- Work to be completed
Retype the lines beneath this one, from the first through the line containing "y_labels = ['0', '0.2', '0.4', '0.6', '0.8', '1']". Pictures are left out.

[BEGIN Data shown]

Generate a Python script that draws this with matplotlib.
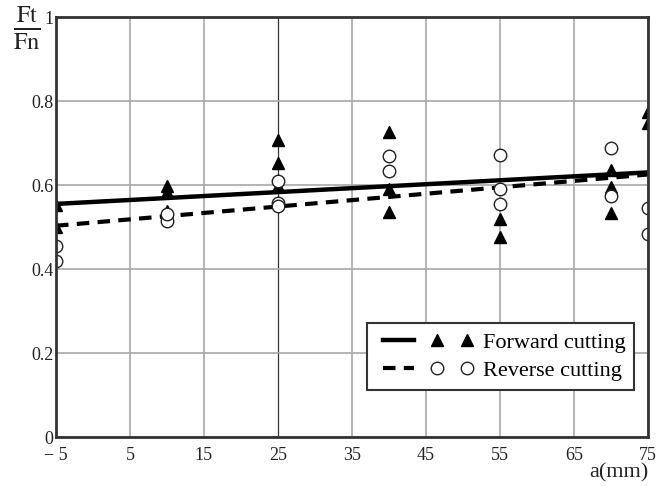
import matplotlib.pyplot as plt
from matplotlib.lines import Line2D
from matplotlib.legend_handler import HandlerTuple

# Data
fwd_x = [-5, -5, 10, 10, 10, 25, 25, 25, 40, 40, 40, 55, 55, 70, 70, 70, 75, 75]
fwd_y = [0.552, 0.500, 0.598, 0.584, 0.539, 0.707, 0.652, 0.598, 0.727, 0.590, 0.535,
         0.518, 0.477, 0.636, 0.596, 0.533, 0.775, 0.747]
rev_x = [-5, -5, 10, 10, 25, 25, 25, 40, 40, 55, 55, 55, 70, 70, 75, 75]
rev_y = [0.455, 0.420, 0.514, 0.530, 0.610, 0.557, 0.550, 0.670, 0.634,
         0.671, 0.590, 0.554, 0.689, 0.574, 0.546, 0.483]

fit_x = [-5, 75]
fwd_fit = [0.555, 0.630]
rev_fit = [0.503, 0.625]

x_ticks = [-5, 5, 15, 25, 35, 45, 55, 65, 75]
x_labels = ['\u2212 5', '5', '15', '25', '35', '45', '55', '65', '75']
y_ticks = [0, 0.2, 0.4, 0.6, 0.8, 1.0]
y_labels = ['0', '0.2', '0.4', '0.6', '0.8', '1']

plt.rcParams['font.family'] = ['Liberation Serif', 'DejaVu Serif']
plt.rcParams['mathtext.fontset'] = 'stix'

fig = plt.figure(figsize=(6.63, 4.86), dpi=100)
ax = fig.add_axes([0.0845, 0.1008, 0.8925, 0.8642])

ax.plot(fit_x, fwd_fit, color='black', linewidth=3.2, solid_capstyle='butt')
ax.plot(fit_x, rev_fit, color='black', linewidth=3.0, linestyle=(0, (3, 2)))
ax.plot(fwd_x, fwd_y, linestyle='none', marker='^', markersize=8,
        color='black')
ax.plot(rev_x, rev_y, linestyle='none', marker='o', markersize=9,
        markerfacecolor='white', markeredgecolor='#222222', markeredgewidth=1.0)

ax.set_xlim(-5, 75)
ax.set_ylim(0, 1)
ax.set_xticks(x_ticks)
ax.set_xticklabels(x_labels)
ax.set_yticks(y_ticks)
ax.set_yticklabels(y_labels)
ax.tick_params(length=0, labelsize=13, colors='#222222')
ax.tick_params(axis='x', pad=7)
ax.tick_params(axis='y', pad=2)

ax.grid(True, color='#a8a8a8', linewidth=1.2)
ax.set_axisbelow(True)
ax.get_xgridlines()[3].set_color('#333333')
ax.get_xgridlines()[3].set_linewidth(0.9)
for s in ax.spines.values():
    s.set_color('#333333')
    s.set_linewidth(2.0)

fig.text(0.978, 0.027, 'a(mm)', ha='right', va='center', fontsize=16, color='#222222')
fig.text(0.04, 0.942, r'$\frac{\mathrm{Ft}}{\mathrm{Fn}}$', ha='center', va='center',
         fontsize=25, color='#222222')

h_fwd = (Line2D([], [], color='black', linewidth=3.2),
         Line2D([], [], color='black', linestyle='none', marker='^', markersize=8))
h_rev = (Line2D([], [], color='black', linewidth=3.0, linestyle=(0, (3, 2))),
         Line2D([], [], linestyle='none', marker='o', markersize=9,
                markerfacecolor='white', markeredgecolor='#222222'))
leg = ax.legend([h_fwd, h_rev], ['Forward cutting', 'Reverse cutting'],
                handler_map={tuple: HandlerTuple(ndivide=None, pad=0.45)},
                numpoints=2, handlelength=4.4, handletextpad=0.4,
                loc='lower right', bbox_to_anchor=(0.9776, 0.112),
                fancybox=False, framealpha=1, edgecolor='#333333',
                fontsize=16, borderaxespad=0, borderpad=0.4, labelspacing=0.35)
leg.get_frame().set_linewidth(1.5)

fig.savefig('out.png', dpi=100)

[END Data shown]

- Right answer
Generate a Python script that draws this with matplotlib.
import matplotlib.pyplot as plt
from matplotlib.lines import Line2D
from matplotlib.legend_handler import HandlerTuple

# Data
fwd_x = [-5, -5, 10, 10, 10, 25, 25, 25, 40, 40, 40, 55, 55, 70, 70, 70, 75, 75]
fwd_y = [0.552, 0.500, 0.598, 0.584, 0.539, 0.707, 0.652, 0.598, 0.727, 0.590, 0.535,
         0.518, 0.477, 0.636, 0.596, 0.533, 0.775, 0.747]
rev_x = [-5, -5, 10, 10, 25, 25, 25, 40, 40, 55, 55, 55, 70, 70, 75, 75]
rev_y = [0.455, 0.420, 0.514, 0.530, 0.610, 0.557, 0.550, 0.670, 0.634,
         0.671, 0.590, 0.554, 0.689, 0.574, 0.546, 0.483]

fit_x = [-5, 75]
fwd_fit = [0.555, 0.630]
rev_fit = [0.503, 0.625]

x_ticks = [-5, 5, 15, 25, 35, 45, 55, 65, 75]
x_labels = ['\u2212 5', '5', '15', '25', '35', '45', '55', '65', '75']
y_ticks = [0, 0.2, 0.4, 0.6, 0.8, 1.0]
y_labels = ['0', '0.2', '0.4', '0.6', '0.8', '1']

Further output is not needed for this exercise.